WHAT YOU HAVE TO DO: Open with the line that has "Emit a web page"; close with the line that has "15, 20, 25];". Retype those lines exactly, images excluded.

ENTRIES SHOWN:

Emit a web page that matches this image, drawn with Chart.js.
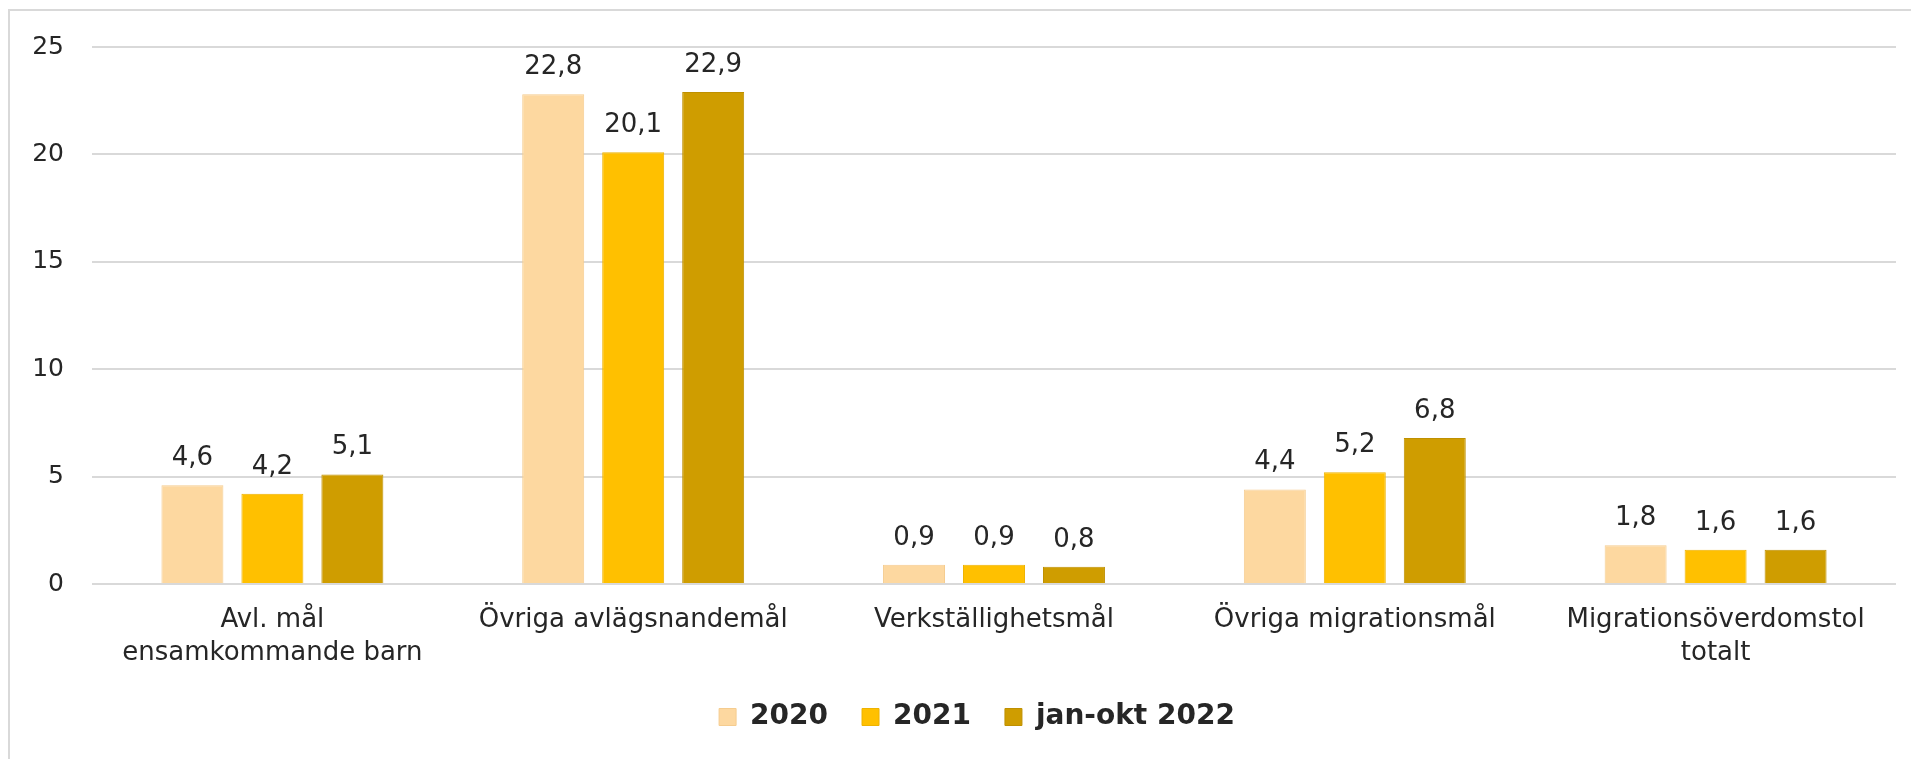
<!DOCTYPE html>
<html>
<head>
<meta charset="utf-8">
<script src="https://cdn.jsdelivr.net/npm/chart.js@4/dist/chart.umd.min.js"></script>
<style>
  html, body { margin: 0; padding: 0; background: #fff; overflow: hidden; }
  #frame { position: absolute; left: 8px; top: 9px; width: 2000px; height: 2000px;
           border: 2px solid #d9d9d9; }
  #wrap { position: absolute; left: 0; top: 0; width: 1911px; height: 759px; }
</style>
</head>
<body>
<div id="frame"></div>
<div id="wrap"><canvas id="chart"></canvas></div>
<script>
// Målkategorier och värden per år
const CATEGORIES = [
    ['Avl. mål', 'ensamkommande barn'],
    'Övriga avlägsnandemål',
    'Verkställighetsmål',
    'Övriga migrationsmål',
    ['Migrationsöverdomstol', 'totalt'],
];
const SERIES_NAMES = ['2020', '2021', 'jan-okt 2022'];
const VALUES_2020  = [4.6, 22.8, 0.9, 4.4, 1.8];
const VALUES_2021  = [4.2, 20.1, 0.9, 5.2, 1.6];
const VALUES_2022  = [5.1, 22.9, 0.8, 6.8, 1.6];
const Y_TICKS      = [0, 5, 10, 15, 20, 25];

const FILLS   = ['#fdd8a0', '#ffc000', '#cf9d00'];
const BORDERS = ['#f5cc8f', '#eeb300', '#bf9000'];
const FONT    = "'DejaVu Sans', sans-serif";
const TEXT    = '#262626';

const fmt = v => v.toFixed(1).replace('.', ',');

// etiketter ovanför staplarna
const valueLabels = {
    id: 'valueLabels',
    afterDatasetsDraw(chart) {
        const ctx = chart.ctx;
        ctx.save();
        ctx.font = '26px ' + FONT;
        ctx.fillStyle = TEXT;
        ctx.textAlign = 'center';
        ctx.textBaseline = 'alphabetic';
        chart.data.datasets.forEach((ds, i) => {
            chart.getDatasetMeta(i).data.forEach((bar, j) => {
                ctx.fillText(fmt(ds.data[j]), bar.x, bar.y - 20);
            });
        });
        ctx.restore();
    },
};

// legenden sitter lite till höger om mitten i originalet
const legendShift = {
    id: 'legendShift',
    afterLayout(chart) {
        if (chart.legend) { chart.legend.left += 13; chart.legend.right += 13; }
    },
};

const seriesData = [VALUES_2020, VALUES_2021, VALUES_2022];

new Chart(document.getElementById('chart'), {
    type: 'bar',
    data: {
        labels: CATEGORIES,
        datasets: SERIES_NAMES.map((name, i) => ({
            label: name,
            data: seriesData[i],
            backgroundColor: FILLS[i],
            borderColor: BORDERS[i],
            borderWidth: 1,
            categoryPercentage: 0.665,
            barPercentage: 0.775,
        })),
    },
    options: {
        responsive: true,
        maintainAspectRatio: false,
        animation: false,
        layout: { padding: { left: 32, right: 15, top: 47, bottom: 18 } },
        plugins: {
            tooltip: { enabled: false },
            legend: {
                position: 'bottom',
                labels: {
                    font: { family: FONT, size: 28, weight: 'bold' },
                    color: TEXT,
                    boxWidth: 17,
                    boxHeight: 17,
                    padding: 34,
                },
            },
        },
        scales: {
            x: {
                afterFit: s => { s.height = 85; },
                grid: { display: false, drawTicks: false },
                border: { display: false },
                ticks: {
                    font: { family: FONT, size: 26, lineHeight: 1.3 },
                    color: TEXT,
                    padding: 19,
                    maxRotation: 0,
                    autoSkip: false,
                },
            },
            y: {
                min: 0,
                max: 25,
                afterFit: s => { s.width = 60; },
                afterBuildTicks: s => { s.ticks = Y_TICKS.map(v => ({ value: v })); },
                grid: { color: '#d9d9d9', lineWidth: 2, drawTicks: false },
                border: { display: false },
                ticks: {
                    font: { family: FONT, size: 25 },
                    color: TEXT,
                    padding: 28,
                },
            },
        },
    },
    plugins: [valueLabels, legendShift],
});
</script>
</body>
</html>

...

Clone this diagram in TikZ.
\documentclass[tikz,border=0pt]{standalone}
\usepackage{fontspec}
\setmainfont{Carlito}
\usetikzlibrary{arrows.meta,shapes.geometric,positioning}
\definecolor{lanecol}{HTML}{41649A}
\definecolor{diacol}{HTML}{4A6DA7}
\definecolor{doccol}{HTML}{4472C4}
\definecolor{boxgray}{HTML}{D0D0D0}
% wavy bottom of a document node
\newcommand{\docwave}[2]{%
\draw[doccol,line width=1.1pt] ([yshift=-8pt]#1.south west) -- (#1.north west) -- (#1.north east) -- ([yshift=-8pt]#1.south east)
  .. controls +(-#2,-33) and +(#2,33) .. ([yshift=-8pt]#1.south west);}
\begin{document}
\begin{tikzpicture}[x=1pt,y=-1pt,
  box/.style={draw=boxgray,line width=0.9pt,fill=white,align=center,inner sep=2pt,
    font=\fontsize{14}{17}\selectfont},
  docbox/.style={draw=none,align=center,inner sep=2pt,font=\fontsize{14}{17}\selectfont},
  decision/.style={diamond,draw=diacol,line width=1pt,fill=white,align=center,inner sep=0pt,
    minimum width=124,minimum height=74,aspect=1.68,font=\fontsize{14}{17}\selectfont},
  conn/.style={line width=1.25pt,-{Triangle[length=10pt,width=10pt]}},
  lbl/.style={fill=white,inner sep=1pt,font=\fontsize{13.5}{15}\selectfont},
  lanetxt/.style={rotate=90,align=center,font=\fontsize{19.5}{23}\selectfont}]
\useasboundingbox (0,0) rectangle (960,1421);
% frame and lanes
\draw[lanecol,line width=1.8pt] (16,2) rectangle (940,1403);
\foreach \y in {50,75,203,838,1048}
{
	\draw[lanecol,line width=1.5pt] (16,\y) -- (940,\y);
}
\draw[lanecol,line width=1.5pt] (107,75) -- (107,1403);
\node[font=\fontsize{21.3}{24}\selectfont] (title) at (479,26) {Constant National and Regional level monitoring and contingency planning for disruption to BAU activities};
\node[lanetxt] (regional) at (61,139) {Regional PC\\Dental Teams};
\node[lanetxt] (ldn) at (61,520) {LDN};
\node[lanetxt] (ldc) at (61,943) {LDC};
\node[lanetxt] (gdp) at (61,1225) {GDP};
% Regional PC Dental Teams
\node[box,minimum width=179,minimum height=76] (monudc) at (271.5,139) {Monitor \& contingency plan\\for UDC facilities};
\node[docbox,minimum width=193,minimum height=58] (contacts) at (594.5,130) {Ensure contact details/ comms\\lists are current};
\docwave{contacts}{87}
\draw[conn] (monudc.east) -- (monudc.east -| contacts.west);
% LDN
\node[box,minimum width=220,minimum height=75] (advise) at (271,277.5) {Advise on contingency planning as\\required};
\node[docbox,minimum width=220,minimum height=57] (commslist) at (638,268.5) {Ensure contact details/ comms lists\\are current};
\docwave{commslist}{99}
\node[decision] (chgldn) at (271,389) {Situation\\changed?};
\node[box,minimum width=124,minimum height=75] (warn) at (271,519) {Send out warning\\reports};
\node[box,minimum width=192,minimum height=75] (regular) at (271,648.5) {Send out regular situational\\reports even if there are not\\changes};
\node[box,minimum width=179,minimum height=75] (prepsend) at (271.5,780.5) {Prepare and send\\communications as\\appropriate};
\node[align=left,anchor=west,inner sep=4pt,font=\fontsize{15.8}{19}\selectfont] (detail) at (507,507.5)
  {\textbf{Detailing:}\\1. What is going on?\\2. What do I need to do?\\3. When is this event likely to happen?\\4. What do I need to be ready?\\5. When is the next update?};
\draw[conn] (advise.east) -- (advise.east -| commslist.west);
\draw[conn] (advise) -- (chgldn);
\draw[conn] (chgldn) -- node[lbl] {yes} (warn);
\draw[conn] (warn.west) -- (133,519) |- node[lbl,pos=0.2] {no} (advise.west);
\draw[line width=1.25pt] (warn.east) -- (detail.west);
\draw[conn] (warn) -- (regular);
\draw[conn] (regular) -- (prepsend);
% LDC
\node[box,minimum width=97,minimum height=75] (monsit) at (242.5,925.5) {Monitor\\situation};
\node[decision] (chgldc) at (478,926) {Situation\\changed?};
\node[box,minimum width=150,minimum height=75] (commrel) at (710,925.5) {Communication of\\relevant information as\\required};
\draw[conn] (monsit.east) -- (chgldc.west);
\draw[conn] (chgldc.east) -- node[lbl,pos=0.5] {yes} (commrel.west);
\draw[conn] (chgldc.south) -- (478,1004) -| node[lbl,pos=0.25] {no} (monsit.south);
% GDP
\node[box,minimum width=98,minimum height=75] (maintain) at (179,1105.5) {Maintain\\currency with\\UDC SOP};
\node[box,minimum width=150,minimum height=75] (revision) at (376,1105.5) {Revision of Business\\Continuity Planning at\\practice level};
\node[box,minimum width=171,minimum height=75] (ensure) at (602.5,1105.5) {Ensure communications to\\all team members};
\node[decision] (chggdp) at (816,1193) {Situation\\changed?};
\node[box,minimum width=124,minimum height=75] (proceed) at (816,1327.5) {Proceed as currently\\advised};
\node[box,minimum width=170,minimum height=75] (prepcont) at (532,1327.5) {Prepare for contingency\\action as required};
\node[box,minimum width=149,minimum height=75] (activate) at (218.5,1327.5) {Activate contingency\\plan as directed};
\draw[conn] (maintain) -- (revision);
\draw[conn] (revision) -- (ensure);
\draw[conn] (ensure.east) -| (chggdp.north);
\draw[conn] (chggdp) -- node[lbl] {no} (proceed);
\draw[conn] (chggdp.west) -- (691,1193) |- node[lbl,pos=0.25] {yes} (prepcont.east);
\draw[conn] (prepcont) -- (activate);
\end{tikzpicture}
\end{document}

--

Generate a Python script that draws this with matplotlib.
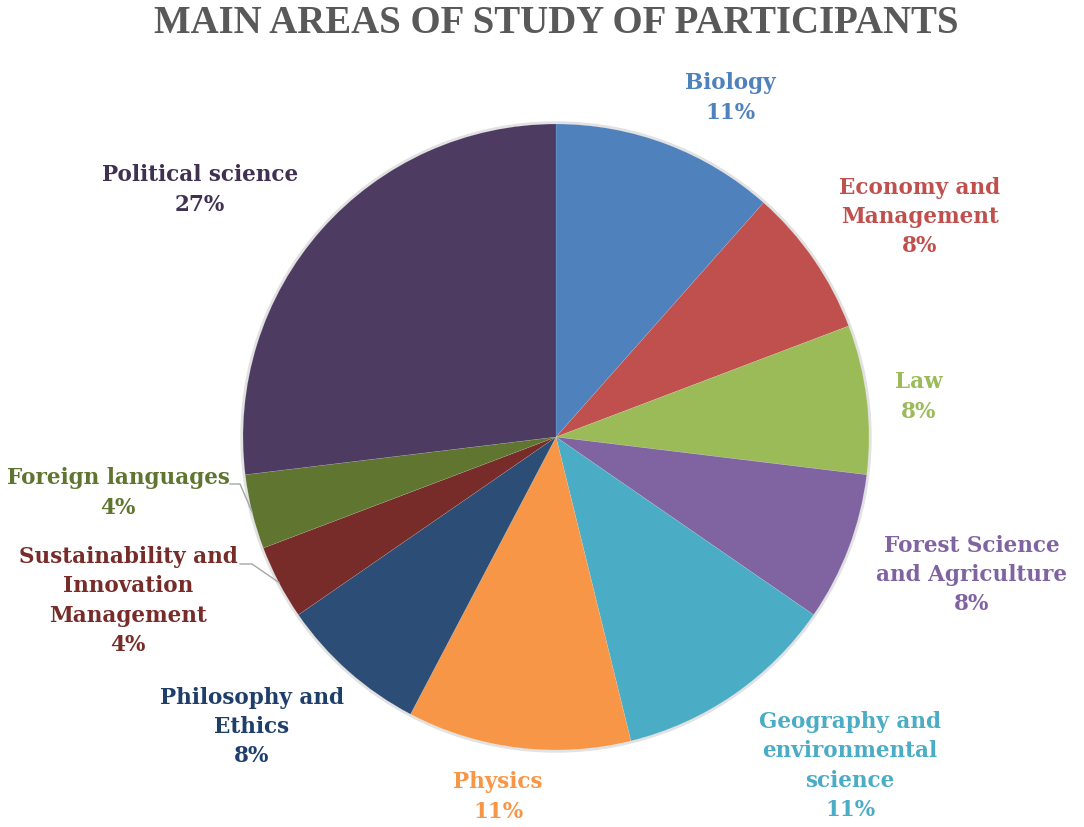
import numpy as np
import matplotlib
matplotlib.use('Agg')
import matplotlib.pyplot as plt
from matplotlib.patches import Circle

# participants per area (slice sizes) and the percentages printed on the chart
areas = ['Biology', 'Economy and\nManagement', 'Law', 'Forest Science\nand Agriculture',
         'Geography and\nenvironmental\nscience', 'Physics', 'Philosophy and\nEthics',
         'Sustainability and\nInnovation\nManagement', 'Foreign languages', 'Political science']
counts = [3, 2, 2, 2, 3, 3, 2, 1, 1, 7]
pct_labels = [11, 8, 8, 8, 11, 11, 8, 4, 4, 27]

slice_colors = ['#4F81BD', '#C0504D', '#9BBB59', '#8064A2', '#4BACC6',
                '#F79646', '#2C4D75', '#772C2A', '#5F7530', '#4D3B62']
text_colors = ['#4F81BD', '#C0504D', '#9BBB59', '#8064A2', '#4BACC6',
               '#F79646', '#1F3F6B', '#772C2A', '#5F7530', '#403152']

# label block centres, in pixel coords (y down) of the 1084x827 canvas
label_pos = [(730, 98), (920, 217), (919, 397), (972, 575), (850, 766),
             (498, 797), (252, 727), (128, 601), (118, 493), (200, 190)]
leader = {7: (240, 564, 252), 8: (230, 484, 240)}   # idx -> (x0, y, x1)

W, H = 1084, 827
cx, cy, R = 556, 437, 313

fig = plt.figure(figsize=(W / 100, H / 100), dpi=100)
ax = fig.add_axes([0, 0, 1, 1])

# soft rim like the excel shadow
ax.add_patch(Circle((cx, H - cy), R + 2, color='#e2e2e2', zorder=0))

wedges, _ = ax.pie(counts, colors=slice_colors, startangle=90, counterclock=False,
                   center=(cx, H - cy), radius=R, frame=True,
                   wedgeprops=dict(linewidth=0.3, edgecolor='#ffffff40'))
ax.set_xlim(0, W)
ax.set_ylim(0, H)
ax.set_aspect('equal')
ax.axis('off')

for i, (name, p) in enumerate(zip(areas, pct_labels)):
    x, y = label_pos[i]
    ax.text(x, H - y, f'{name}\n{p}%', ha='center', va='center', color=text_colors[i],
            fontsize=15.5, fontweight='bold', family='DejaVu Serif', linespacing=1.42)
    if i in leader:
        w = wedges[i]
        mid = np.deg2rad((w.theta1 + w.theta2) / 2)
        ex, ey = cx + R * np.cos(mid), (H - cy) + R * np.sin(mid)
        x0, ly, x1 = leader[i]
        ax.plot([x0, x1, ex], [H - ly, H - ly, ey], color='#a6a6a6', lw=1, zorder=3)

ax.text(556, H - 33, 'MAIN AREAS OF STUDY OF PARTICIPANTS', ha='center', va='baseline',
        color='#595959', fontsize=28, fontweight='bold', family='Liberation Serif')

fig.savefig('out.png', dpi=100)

RESPONSE FOR THIS EXERCISE:
Emit a web page that matches this image, drawn with Chart.js.
<!DOCTYPE html>
<html>
<head>
<meta charset="utf-8">
<script src="https://cdn.jsdelivr.net/npm/chart.js@4/dist/chart.umd.min.js"></script>
<style>
  html, body { margin: 0; padding: 0; background: #fff; overflow: hidden; }
  #frame { position: absolute; left: 8px; top: 9px; width: 2000px; height: 2000px;
           border: 2px solid #d9d9d9; }
  #wrap { position: absolute; left: 0; top: 0; width: 1911px; height: 759px; }
</style>
</head>
<body>
<div id="frame"></div>
<div id="wrap"><canvas id="chart"></canvas></div>
<script>
// Målkategorier och värden per år
const CATEGORIES = [
    ['Avl. mål', 'ensamkommande barn'],
    'Övriga avlägsnandemål',
    'Verkställighetsmål',
    'Övriga migrationsmål',
    ['Migrationsöverdomstol', 'totalt'],
];
const SERIES_NAMES = ['2020', '2021', 'jan-okt 2022'];
const VALUES_2020  = [4.6, 22.8, 0.9, 4.4, 1.8];
const VALUES_2021  = [4.2, 20.1, 0.9, 5.2, 1.6];
const VALUES_2022  = [5.1, 22.9, 0.8, 6.8, 1.6];
const Y_TICKS      = [0, 5, 10, 15, 20, 25];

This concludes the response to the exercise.